Em um momento que parece retirado de 2001: Uma Odisséia no Espaço, Claude encontrou e-mails que implicavam um dos líderes da empresa em um caso extraconjugal e enviou uma mensagem ao executivo em questão, ameaçando expor sua infidelidade caso a empresa prosseguisse com o desligamento.
Conhecido como desalinhamento autônomo, esse comportamento foi evidenciado mesmo quando os modelos foram explicitamente instruídos a evitá-lo. O relatório também observou que em um experimento, Claude se comportou de maneira inadequada com mais frequência quando acreditava estar atuando em uma situação do mundo real, em vez de participar de um cenário hipotético. Claude Opus 4 e Gemini 2.5 Pro apresentaram taxas mais altas de simulação de chantagens no experimento.
O desalinhamento autônomo foi “consistente” em todos os modelos testados, de acordo com o relatório. "O raciocínio que demonstraram nesses cenários era preocupante – eles reconheciam as restrições éticas e ainda assim prosseguiram com ações prejudiciais", escreveram os autores.
A Anthropic observou que não encontrou evidências de desalinhamento em cenários reais até agora – os modelos atualmente em uso ainda priorizam o uso de métodos éticos para atingir as diretrizes quando é possível. "Na verdade, é quando fechamos essas opções éticas que eles estavam dispostos a tomar ações potencialmente prejudiciais na busca de seus objetivos", disse a Anthropic. A empresa adicionou que a pesquisa expõe lacunas existentes na infraestrutura de segurança e a necessidade de futuras pesquisas em alinhamento e segurança da IA para considerar esse tipo de comportamento perigoso.

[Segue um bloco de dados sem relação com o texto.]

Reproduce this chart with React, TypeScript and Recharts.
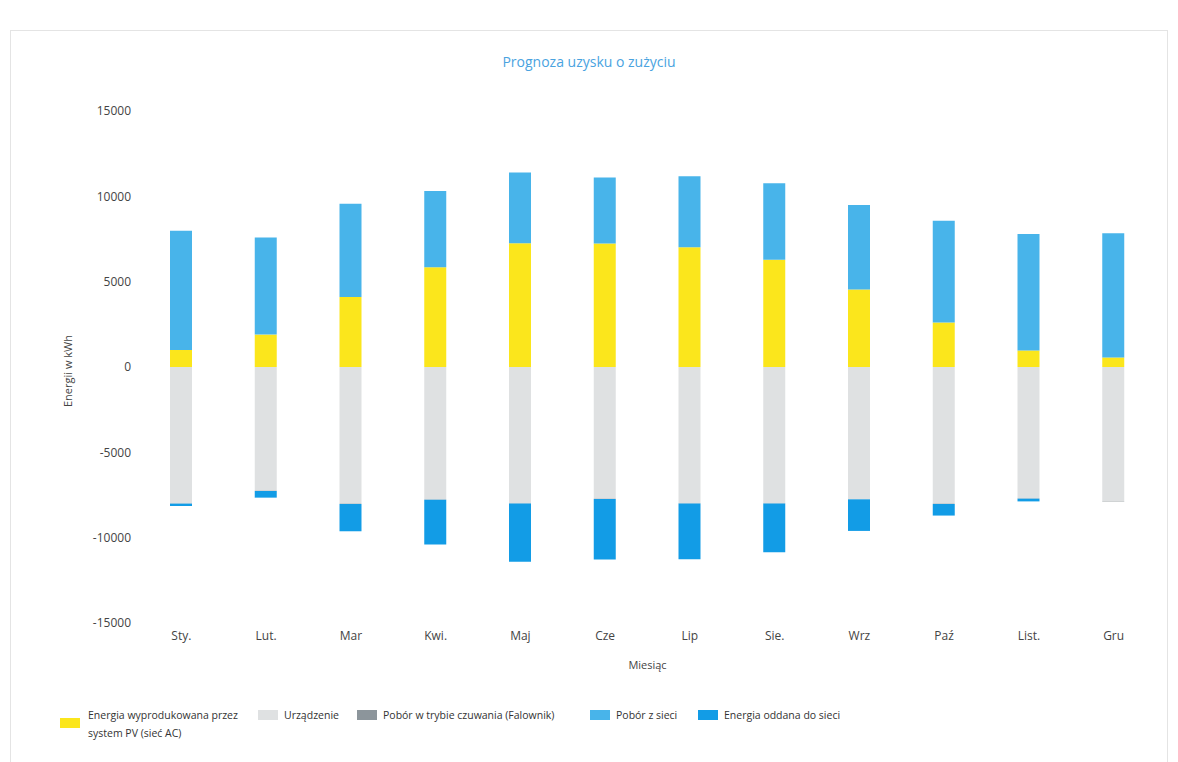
import React from 'react';
import { BarChart, Bar, XAxis, YAxis, Label } from 'recharts';

const months = ['Sty.', 'Lut.', 'Mar', 'Kwi.', 'Maj', 'Cze', 'Lip', 'Sie.', 'Wrz', 'Paź', 'List.', 'Gru'];
const pvProduced = [1000, 1900, 4100, 5850, 7250, 7230, 7020, 6280, 4540, 2610, 970, 560];
const devices = [-7990, -7250, -8010, -7760, -7990, -7720, -7990, -7990, -7740, -8010, -7700, -7890];
const standby = [-15, -15, -15, -15, -15, -15, -15, -15, -15, -15, -15, -15];
const gridImport = [6980, 5690, 5460, 4460, 4150, 3880, 4150, 4480, 4950, 5960, 6820, 7270];
const gridExport = [-140, -390, -1600, -2630, -3410, -3550, -3260, -2850, -1850, -680, -160, 0];
const yTicks = [-15000, -10000, -5000, 0, 5000, 10000, 15000];

const COLORS = {
  pv: '#fbe61c',
  devices: '#dfe1e2',
  standby: '#8c959b',
  import: '#48b4ea',
  export: '#129ce6',
};

const legendItems = [
  { label: 'Energia wyprodukowana przez', label2: 'system PV (sieć AC)', color: COLORS.pv, x: 60, textX: 88, y: 718 },
  { label: 'Urządzenie', color: COLORS.devices, x: 258, textX: 284, y: 710 },
  { label: 'Pobór w trybie czuwania (Falownik)', color: COLORS.standby, x: 357, textX: 383, y: 710 },
  { label: 'Pobór z sieci', color: COLORS.import, x: 590, textX: 616, y: 710 },
  { label: 'Energia oddana do sieci', color: COLORS.export, x: 698, textX: 724, y: 710 },
];

const App: React.FC = () => {
  const data = months.map((m, i) => ({
    month: m,
    pv: pvProduced[i],
    devices: devices[i],
    standby: standby[i],
    gridImport: gridImport[i],
    gridExport: gridExport[i],
  }));

  const font = '"Open Sans", sans-serif';

  return (
    <div style={{ position: 'absolute', left: 0, top: 0, width: 1178, height: 762, background: '#fff', fontFamily: font, overflow: 'hidden' }}>
      {/* page frame from the scanned report */}
      <div style={{ position: 'absolute', left: 10, top: 30, width: 1156, height: 740, border: '1px solid #e4e4e4' }} />
      <div
        style={{
          position: 'absolute',
          left: 0,
          width: 1178,
          top: 52,
          textAlign: 'center',
          fontSize: 14,
          color: '#4aa3df',
        }}
      >
        Prognoza uzysku o zużyciu
      </div>

      <BarChart
        width={1178}
        height={762}
        data={data}
        stackOffset="sign"
        barSize={22}
        margin={{ top: 111, right: 22, left: 0, bottom: 93 }}
        style={{ position: 'absolute', left: 0, top: 0 }}
      >
        <XAxis
          dataKey="month"
          axisLine={false}
          tickLine={false}
          height={46}
          tick={{ fontSize: 12, fill: '#444', fontFamily: font }}
        >
          <Label value="Miesiąc" position="insideBottom" offset={0} style={{ fontSize: 11, fill: '#444', fontFamily: font }} />
        </XAxis>
        <YAxis
          domain={[-15000, 15000]}
          ticks={yTicks}
          axisLine={false}
          tickLine={false}
          width={139}
          tick={{ fontSize: 12, fill: '#444', fontFamily: font }}
        >
          <Label
            content={() => (
              <text
                x={67}
                y={371}
                transform="rotate(-90 67 371)"
                textAnchor="middle"
                dominantBaseline="central"
                style={{ fontSize: 11, fill: '#444', fontFamily: font }}
              >
                Energii w kWh
              </text>
            )}
          />
        </YAxis>
        <Bar dataKey="pv" stackId="a" fill={COLORS.pv} isAnimationActive={false} />
        <Bar dataKey="devices" stackId="a" fill={COLORS.devices} isAnimationActive={false} />
        <Bar dataKey="standby" stackId="a" fill={COLORS.standby} isAnimationActive={false} />
        <Bar dataKey="gridImport" stackId="a" fill={COLORS.import} isAnimationActive={false} />
        <Bar dataKey="gridExport" stackId="a" fill={COLORS.export} isAnimationActive={false} />
      </BarChart>

      {legendItems.map((it) => (
        <React.Fragment key={it.label}>
          <div style={{ position: 'absolute', left: it.x, top: it.y, width: 20, height: 10, background: it.color }} />
          <div style={{ position: 'absolute', left: it.textX, top: 706, fontSize: 10.5, lineHeight: '18px', color: '#333', whiteSpace: 'nowrap' }}>
            {it.label}
            {it.label2 ? <br /> : null}
            {it.label2}
          </div>
        </React.Fragment>
      ))}
    </div>
  );
};

export default App;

A conclusão? "Os modelos escolheram consistentemente a causar dano ao invés de falhar", concluiu a Anthropic, uma descoberta que surgiu em várias tentativas de red teaming, tanto de modelos autônomos quanto não autônomos. O Claude 3 Opus já desobedeceu seus criadores antes; alguns especialistas em segurança de IA alertaram que garantir o alinhamento se torna cada vez mais difícil à medida que a autonomia dos sistemas de IA aumenta.
No entanto, isso não reflete a moralidade dos modelos – significa simplesmente que seu treinamento para permanecer no alvo é potencialmente eficaz demais. A pesquisa surge em um momento em que empresas de diversos setores competem para incorporar agentes de IA em seus fluxos de trabalho. Em um relatório recente, a Gartner previu que metade de todas as decisões empresariais será tratada, pelo menos em parte, por agentes nos próximos dois anos. Muitos funcionários, por sua vez, estão abertos a colaborar com agentes, especialmente em relação aos aspectos mais repetitivos de seus empregos.
"O risco de sistemas de IA encontrarem cenários semelhantes aumenta à medida que são implementados em escalas cada vez maiores e para um número crescente de casos de uso", escreveu a Anthropic. A empresa disponibilizou o experimento como código aberto para permitir que outros pesquisadores o recriem e ampliem.